Mas se ainda podemos, com alguma segurança, mapear os itinerários e movimentos das ‘misérias’ sócio-econômica e cultural, o que fazer diante das ‘misérias’ moral e espiritual? Onde estas bestas imundas se refugiam, de que sórdidos expedientes e sortilégios se servem para melhor se disfarçarem? É com melancólica ironia que enuncio o seguinte paradoxo: sendo dentre as quatro manifestações mencionadas as de mais árdua determinação e localização, as ‘misérias’ moral e espiritual são, contudo, de sobejo as mais ‘democráticas’, espalhando-se sem preconceitos de qualquer espécie por todos os setores da sociedade. É decerto civilizado e de ‘bom tom’ demonstrar indignação quando as ‘misérias’ moral e espiritual são encontradas nas classes menos favorecidas. Mas e quando se ocultam no imo, no ‘heart of darkness’ dos mais abastados, dos privilegiados? Sendo mais preciso e enfático: e quando as formas mais putrefactas de ‘miséria espiritual’ se aninham na alma dos intelectuais, dos pensadores, dos sacerdotes, dos artistas, daqueles que deveriam ser as ‘antenas da raça’, e não seus traiçoeiros Baalberiths, que deveriam engendrar sabedoria, bondade e beleza, mas que incubam em seu ventre bestial os mais estarrecedores ‘ovos da serpente’? A despeito do sem número de dificuldades que tal processo encerra, é preciso hoje, mais do que nunca, denunciar os falsos profetas, desmistificar suas patranhas e hipócritas ‘tendas dos milagres’, desvelar, enfim, o “Mal que há por trás da Máscara”, na flamejante imagem que Herman Melville colocou nos lábios de seu Capitão Ahab.

Tendo enumerado os 4 aspectos que constituem o fenômeno em questão, quero reiterar que a violência não se produz com a presença de apenas um ou outro de seus componentes, ou mesmo com a mera justaposição de todos eles, mas somente a partir do entrelaçamento dinâmico de suas quatro causas. Se pretendemos mudar alguma coisa, o primeiro passo é pararmos de mentir para nós mesmos: a violência nunca foi, não é nem tampouco jamais será tão somente um epifenômeno acidental da pobreza, mas foi, é e sempre será a conjunção dialética das ‘misérias’ sócio-econômica, cultural, moral e espiritual.

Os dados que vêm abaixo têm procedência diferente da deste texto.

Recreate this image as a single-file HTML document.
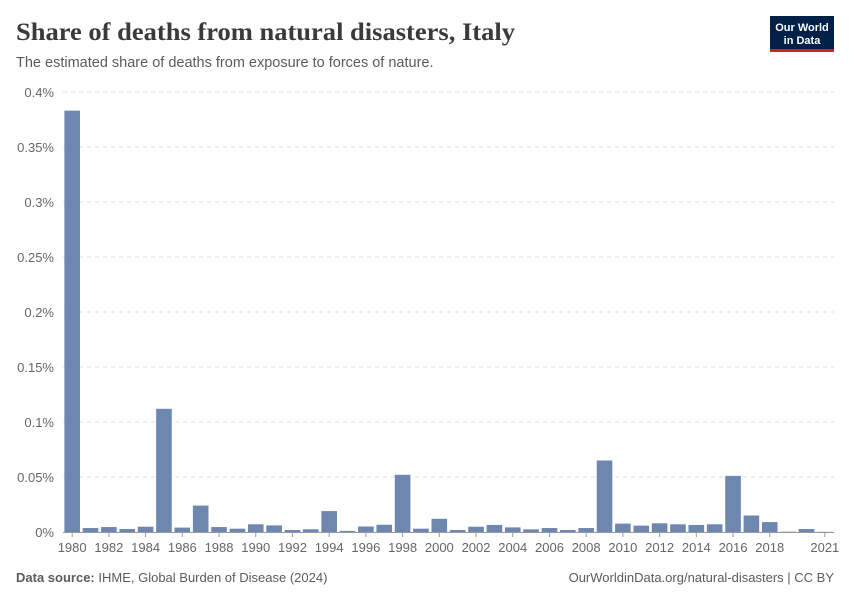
<!DOCTYPE html>
<html><head><meta charset="utf-8"><style>
body{margin:0;background:#fff;font-family:"Liberation Sans",sans-serif;}
#c{position:relative;width:850px;height:600px;}
</style></head><body><div id="c">
<svg width="850" height="600">
<text x="16" y="40" font-family="Liberation Serif,serif" font-size="25" font-weight="bold" fill="#3a3a3a" textLength="499" lengthAdjust="spacingAndGlyphs">Share of deaths from natural disasters, Italy</text>
<text x="16" y="67" font-size="14.5" fill="#5b5b5b">The estimated share of deaths from exposure to forces of nature.</text>
<g><rect x="770" y="16" width="64" height="36" fill="#002147"/><rect x="770" y="49" width="64" height="3" fill="#ce261e"/>
<text x="802" y="31" font-size="11" font-weight="bold" fill="#fff" text-anchor="middle">Our World</text><text x="802" y="44" font-size="11" font-weight="bold" fill="#fff" text-anchor="middle">in Data</text></g>
<g id="grid"></g><g id="bars"></g><g id="xaxis"></g>
<text x="16" y="582" font-size="13" fill="#5b5b5b"><tspan font-weight="bold">Data source:</tspan> IHME, Global Burden of Disease (2024)</text>
<text x="834" y="582" font-size="13" fill="#5b5b5b" text-anchor="end">OurWorldinData.org/natural-disasters | CC BY</text>
</svg></div>
<script>
const years=[];for(let y=1980;y<=2021;y++)years.push(y);
const values=[0.383,0.0036,0.0045,0.0027,0.0048,0.112,0.004,0.024,0.0045,0.003,0.007,0.006,0.0018,0.0025,0.019,0.001,0.005,0.0066,0.052,0.003,0.012,0.0018,0.0048,0.0064,0.0042,0.0024,0.0036,0.0018,0.0036,0.065,0.0076,0.0058,0.0079,0.007,0.0064,0.007,0.051,0.015,0.009,0.0003,0.0027,0.0002];
const yTicks=[0,0.05,0.1,0.15,0.2,0.25,0.3,0.35,0.4];
const yLabels=["0%","0.05%","0.1%","0.15%","0.2%","0.25%","0.3%","0.35%","0.4%"];
const xTicks=[1980,1982,1984,1986,1988,1990,1992,1994,1996,1998,2000,2002,2004,2006,2008,2010,2012,2014,2016,2018,2021];
const NS="http://www.w3.org/2000/svg";
const y0=532,y1=92,left=63,right=834;
const ys=v=>y0-(v/0.4)*(y0-y1);
const step=(right-left)/years.length;
const xs=yr=>left+(yr-1980+0.5)*step;
function mk(t,a,p){const e=document.createElementNS(NS,t);for(const k in a)e.setAttribute(k,a[k]);p.appendChild(e);return e;}
const g=document.getElementById('grid');
yTicks.forEach((t,i)=>{
 if(i>0){const l=mk('line',{x1:left,x2:right,y1:ys(t),y2:ys(t),stroke:'#ddd','stroke-dasharray':'4,4'},g);
 
 }
 const tx=mk('text',{x:54,y:ys(t)+5,'font-size':13,fill:'#666','text-anchor':'end'},g);tx.textContent=yLabels[i];
 
 
});
const b=document.getElementById('bars');
years.forEach((yr,i)=>{const h=y0-ys(values[i]);
 const r=mk('rect',{x:xs(yr)-7.8,y:ys(values[i]),width:15.6,height:Math.max(h,0),fill:'#6d87b1'},b);
 
 });
const xa=document.getElementById('xaxis');
const al=mk('line',{x1:left,x2:right,y1:y0+0.5,y2:y0+0.5,stroke:'#999'},xa);


xTicks.forEach(t=>{mk('line',{x1:xs(t),x2:xs(t),y1:y0,y2:y0+5,stroke:'#999'},xa);
 const tx=mk('text',{x:xs(t),y:552,'font-size':13,fill:'#666','text-anchor':'middle'},xa);tx.textContent=t;
 
 });
</script></body></html>
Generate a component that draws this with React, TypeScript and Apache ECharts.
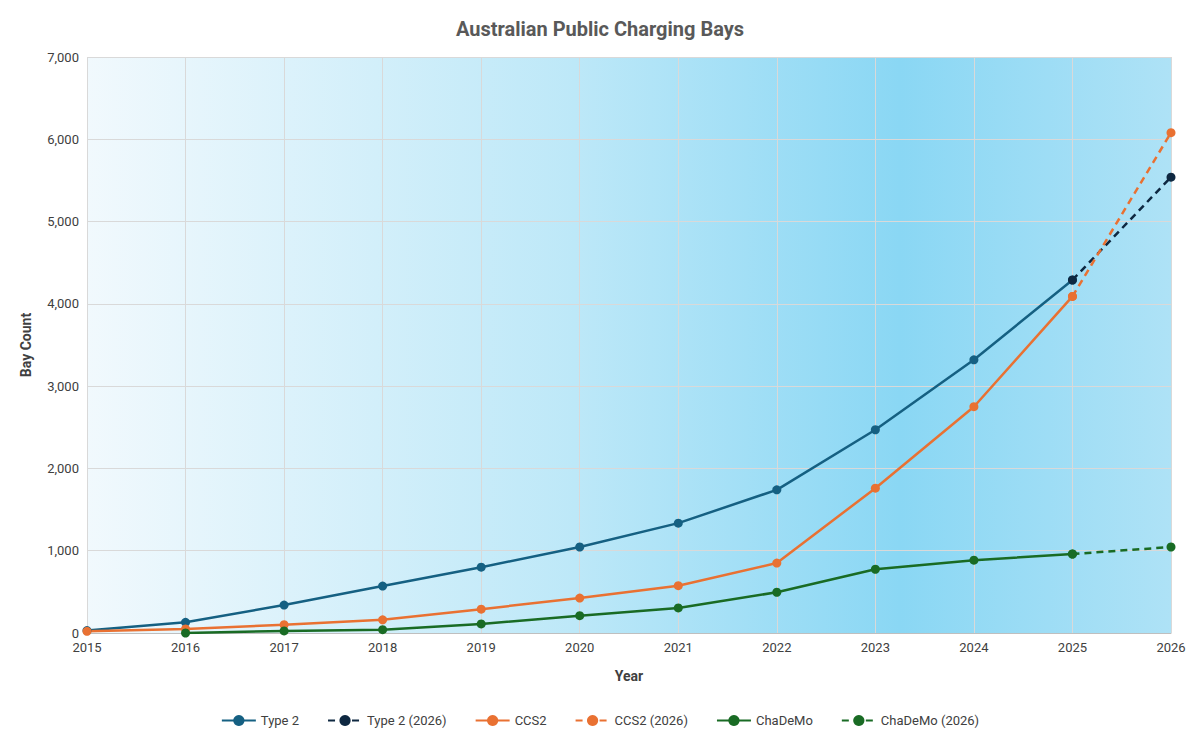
import { useEffect, useRef } from "react";
import * as echarts from "echarts";

const years = ["2015","2016","2017","2018","2019","2020","2021","2022","2023","2024","2025","2026"];
const type2 = [30, 130, 340, 570, 800, 1045, 1335, 1740, 2470, 3320, 4290, null];
const type2Fc = [null, null, null, null, null, null, null, null, null, null, 4290, 5540];
const ccs2 = [20, 50, 100, 160, 290, 425, 575, 850, 1760, 2750, 4090, null];
const ccs2Fc = [null, null, null, null, null, null, null, null, null, null, 4090, 6080];
const chademo = [null, 0, 25, 40, 110, 210, 305, 495, 775, 885, 960, null];
const chademoFc = [null, null, null, null, null, null, null, null, null, null, 960, 1045];

export default function App() {
  const ref = useRef<HTMLDivElement>(null);

  useEffect(() => {
    if (!ref.current) return;
    const chart = echarts.init(ref.current, null, { renderer: "svg" });
    const line = (name: string, data: any[], color: string, dashed: boolean, z: number) => ({
      name,
      type: "line",
      data,
      z,
      symbol: "circle",
      symbolSize: 9,
      connectNulls: false,
      lineStyle: { color: dashed ? color : color, width: 2.5, type: dashed ? [7, 5] : "solid" },
      itemStyle: { color },
    });
    chart.setOption({
      animation: false,
      title: {
        text: "Australian Public Charging Bays",
        left: "center",
        top: 6,
        textStyle: { fontFamily: "Roboto", fontSize: 20, fontWeight: "bold", color: "#595959" },
      },
      legend: {
        bottom: 4,
        itemWidth: 34,
        itemGap: 28,
        textStyle: { fontFamily: "Roboto", fontSize: 13, color: "#404040" },
      },
      grid: {
        left: 79,
        right: 21,
        top: 49,
        bottom: 103,
        show: true,
        borderWidth: 0,
        backgroundColor: new echarts.graphic.LinearGradient(0, 0, 1, 0, [
          { offset: 0, color: "#f1f9fd" },
          { offset: 0.45, color: "#bde8f8" },
          { offset: 0.75, color: "#8ad7f4" },
          { offset: 1, color: "#aee2f6" },
        ]),
      },
      xAxis: {
        type: "category",
        data: years,
        boundaryGap: false,
        name: "Year",
        nameLocation: "middle",
        nameGap: 36,
        nameTextStyle: { fontFamily: "Roboto", fontSize: 14, fontWeight: "bold", color: "#404040" },
        axisLine: { lineStyle: { color: "#bfbfbf" } },
        axisTick: { show: false },
        axisLabel: { fontFamily: "Roboto", fontSize: 13, color: "#404040" },
        splitLine: { show: true, lineStyle: { color: "#d9d9d9" } },
      },
      yAxis: {
        type: "value",
        min: 0,
        max: 7000,
        interval: 1000,
        name: "Bay Count",
        nameLocation: "middle",
        nameGap: 54,
        nameTextStyle: { fontFamily: "Roboto", fontSize: 14, fontWeight: "bold", color: "#404040" },
        axisLabel: { fontFamily: "Roboto", fontSize: 13, color: "#404040" },
        splitLine: { lineStyle: { color: "#d9d9d9" } },
      },
      series: [
        line("Type 2", type2, "#156082", false, 3),
        line("Type 2 (2026)", type2Fc, "#0e2841", true, 4),
        line("CCS2", ccs2, "#e97132", false, 3),
        line("CCS2 (2026)", ccs2Fc, "#e97132", true, 4),
        line("ChaDeMo", chademo, "#196b24", false, 3),
        line("ChaDeMo (2026)", chademoFc, "#196b24", true, 4),
      ],
    });
    return () => chart.dispose();
  }, []);

  return <div ref={ref} style={{ width: 1184, height: 728 }} />;
}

À guisa de conclusão a esta breve exposição, ó diletos confrades, lanço aqui uma advertência, porventura ingênua, evidente para os que simplesmente olham com olhos de ver, mas invisível para os que buscam abrigo nos devaneios da ilusão ou nos torpes labirintos da mentira: as quatro manifestações da ‘Miséria’ que acima descrevi, estas quatro aterradoras ‘amazonas do Apocalipse’ secular e sua trajetória de ódio e desolação, estão presentes de forma avassaladora no Brasil contemporâneo, bem como em todas as sociedades onde a violência sem limites instala seu primado. E aqueles que possuem o dom, transfigurado em sagrada missão, de celebrar a Cerimônia Solar da Verdade e do Bem, não podem jamais se transformar em macabros oficiantes da Missa Negra da Mentira e Perversidade!